Gli Stati Uniti invitano Kim a negoziare «Ci sono progressi con la Nord Corea»
Il presidente Trump a Seul: dai toni minacciosi alla distensione. Oggi il viaggio a Pechino
Nella tappa a Tokyo lunedì Donald Trump ha detto che l’era della «pazienza strategica e della debolezza» con la Nord Corea è finita. Tre portaerei americane si preparano a manovre con sommergibili, altre navi da guerra e cacciabombardieri davanti alla Penisola coreana. Ma ieri a Seul il presidente ha cambiato versione: «Vedo un certo movimento, è sensato che i nordcoreani si siedano a un tavolo e facciano un accordo».
Quella in Sud Corea è la tappa più breve del tour in Asia di Trump, 24 ore scarse, già oggi sarà a Pechino, ma è la più delicata sul fronte della minaccia nordcoreana, per il rischio di una guerra della quale l’alleato sudcoreano non vorrebbe sentir parlare. A Seul, a meno di 60 chilometri dal 38° parallelo dove sono schierati almeno diecimila pezzi d’artiglieria, lanciarazzi e lanciamissili nordcoreani, Trump ha giocato in questo poker nucleare la carta dell’ottimismo: «Alla fine funzionerà, funziona sempre, dobbiamo lavorare sulla soluzione». Il presidente sudcoreano Moon Jae-in ha esaltato l’alleanza e proposto ancora di offrire «un futuro brillante alla Nord Corea per disinnescare la sua minaccia». Trump ha toccato il tema commerciale, perché anche con la Sud Corea gli Usa hanno un deficit imponente nell’interscambio commerciale e ha osservato, come a Tokyo: «I miliardi di dollari in equipaggiamenti militari che voi ordinerete dagli Usa faranno scendere il nostro deficit». Sempre America First.
A Trump è stato chiesto se ci sono sviluppi positivi dopo l’inasprimento delle sanzioni e le pressioni militari. «Voglio tenere le nostre carte il più possibile coperte, ma posso dire che conto sempre che il buon senso prevalga anche in Nord Corea, intanto abbiamo portaerei e sottomarini schierati, speriamo che basti a convincerli a venire a un tavolo negoziale. Sì, vedo dei movimenti in questo senso, vedo un buon progresso». A Seul, per ora, Trump ha dunque evitato i toni guerreschi: niente «fuoco e furia» niente insulti a «Kim Uomo Razzo, pazzo in missione suicida».
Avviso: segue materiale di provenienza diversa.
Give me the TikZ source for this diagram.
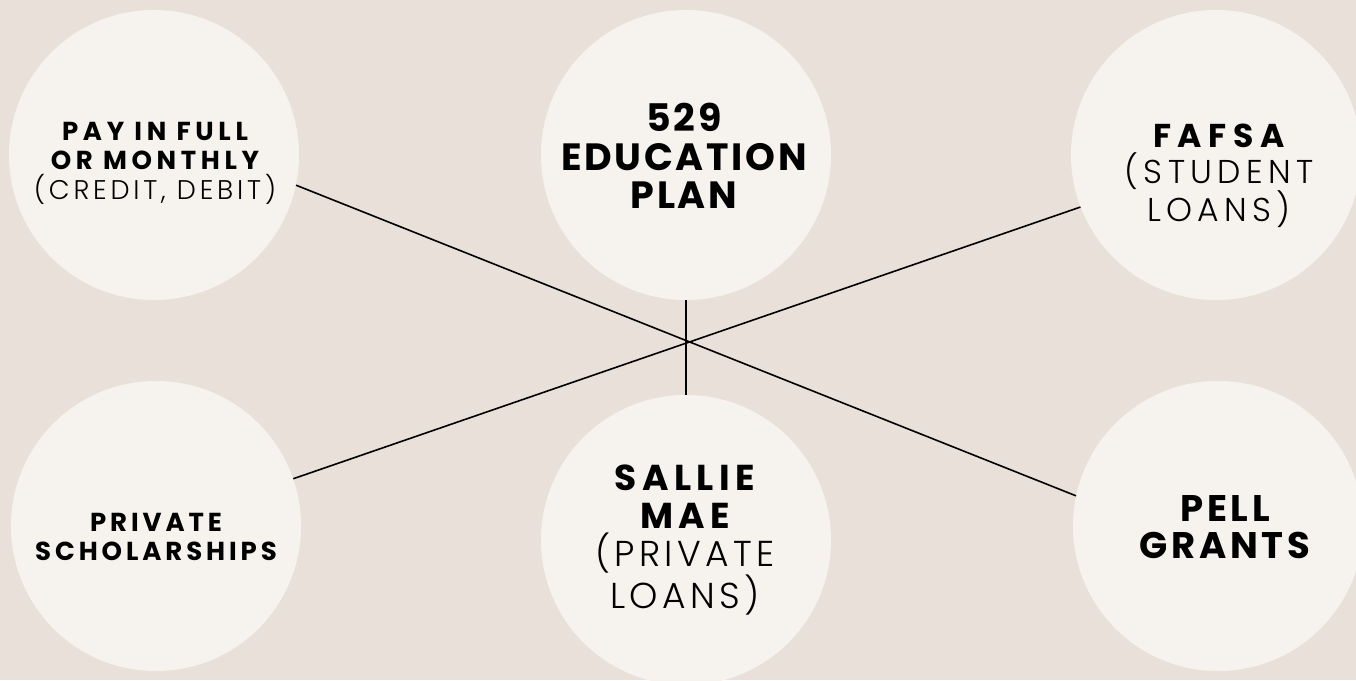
\documentclass[tikz,border=0pt]{standalone}
\usepackage{fontspec}
\setmainfont{Poppins}
\newfontfamily\hb{Poppins Bold}
\newfontfamily\hl{Poppins Light}
\newcommand{\ls}[1]{\addfontfeature{LetterSpace=#1}}
\definecolor{bgc}{RGB}{233,225,217}
\definecolor{circc}{RGB}{246,243,238}
\tikzset{
  circ/.style={circle, fill=circc, draw=none, minimum size=290pt, inner sep=0pt},
  txt/.style={align=center, inner sep=0pt, text=black},
  conn/.style={draw=black, line width=1.6pt}
}
\begin{document}
\begin{tikzpicture}[x=1pt,y=-1pt]
\fill[bgc] (0,0) rectangle (1356,680);
\useasboundingbox (0,0) rectangle (1356,680);
\begin{scope}
\clip (0,0) rectangle (1356,680);
\node[circ] (tl) at (154,155) {};
\node[circ] (tc) at (686,155) {};
\node[circ] (tr) at (1216,155) {};
\node[circ] (bl) at (156,526) {};
\node[circ] (bc) at (686,540) {};
\node[circ] (br) at (1218,526) {};
\end{scope}
\draw[conn] (tl.-12.4) -- (br.168.5);
\draw[conn] (bl.19.3) -- (tr.201);
\draw[conn] (tc.south) -- (bc.north);
\node[txt, font=\fontsize{26}{29.5}\selectfont] (tlt) at (155,163)
  {{\hb\ls{18}PAY IN FULL}\\{\hb\ls{18}OR MONTHLY}\\{\fontsize{27}{29.5}\selectfont\hl\ls{14}(CREDIT, DEBIT)}};
\node[txt, font=\fontsize{38}{38.5}\selectfont] (tct) at (684,156)
  {{\hb\ls{7}529}\\{\hb\ls{7}EDUCATION}\\{\hb\ls{7}PLAN}};
\node[txt, font=\fontsize{33}{36}\selectfont] (trt) at (1219,176)
  {{\hb\ls{20}FAFSA}\\{\hl\ls{16}(STUDENT}\\{\hl\ls{16}LOANS)}};
\node[txt, font=\fontsize{26}{29.5}\selectfont] (blt) at (156,537)
  {{\hb\ls{15}PRIVATE}\\{\hb\ls{15}SCHOLARSHIPS}};
\node[txt, font=\fontsize{36}{38}\selectfont] (bct) at (685,540)
  {{\hb\ls{15}SALLIE}\\{\hb\ls{15}MAE}\\{\hl\ls{12}(PRIVATE}\\{\hl\ls{12}LOANS)}};
\node[txt, font=\fontsize{37}{37}\selectfont] (brt) at (1225,527)
  {{\hb\ls{10}PELL}\\{\hb\ls{10}GRANTS}};
\end{tikzpicture}
\end{document}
Trump ha ricordato che «l’obiettivo è la pace, la stabilità della Penisola coreana; ma i sei test nucleari nordcoreani e i loro missili sono una minaccia per milioni di vite innocenti». Il presidente ha ripetuto la richiesta di collaborazione a Cina e Russia. Ha osservato che Pechino sta impegnandosi molto più che in passato. Si vedrà che cosa riuscirà a concordare con Xi Jinping, che continua ad elogiare su Twitter. Il Cremlino ha confermato l’incontro Putin-Trump in Vietnam a fine settimana.
I toni pacati di Trump sono dovuti anche al rapporto comche plesso con il presidente sudcoreano. Moon Jae-in, uomo di centrosinistra, non vuole che la Penisola sia ridotta a un campo di battaglia e si sente stretto e scavalcato dall’intesa militare Usa-Giappone (c’è ancora rancore verso i giapponesi in Corea). Moon è un «vero gentleman» ha detto su Twitter Trump. Ma il 3 settembre, dopo il test nucleare nordcoreano aveva lanciato: ecco il risultato dei tentativi di «appeasement» dei sudcoreani. «Gli americani vedono la Nord Corea solo come un problema militare e nucleare; non pensano che per i sudcoreani il Paese di Kim ha radici comuni, e migliaia di famiglie sono divise dal 38° Parallelo», dice Andrei Lankov, professore russo a Seul, uno dei massimi esperti di questa crisi.
Moon, a sorpresa, ieri mattina è andato a incontrare Trump che era tra le truppe nella base americana di Camp Humphreys, fuori Seul: una rottura del protocollo per sottolineare che «il presidente americano è qui per un nostro invito», dicono i sudcoreani. Un altro segnale preciso della determinazione ad essere consultato prima di ogni ipotesi di azione militare.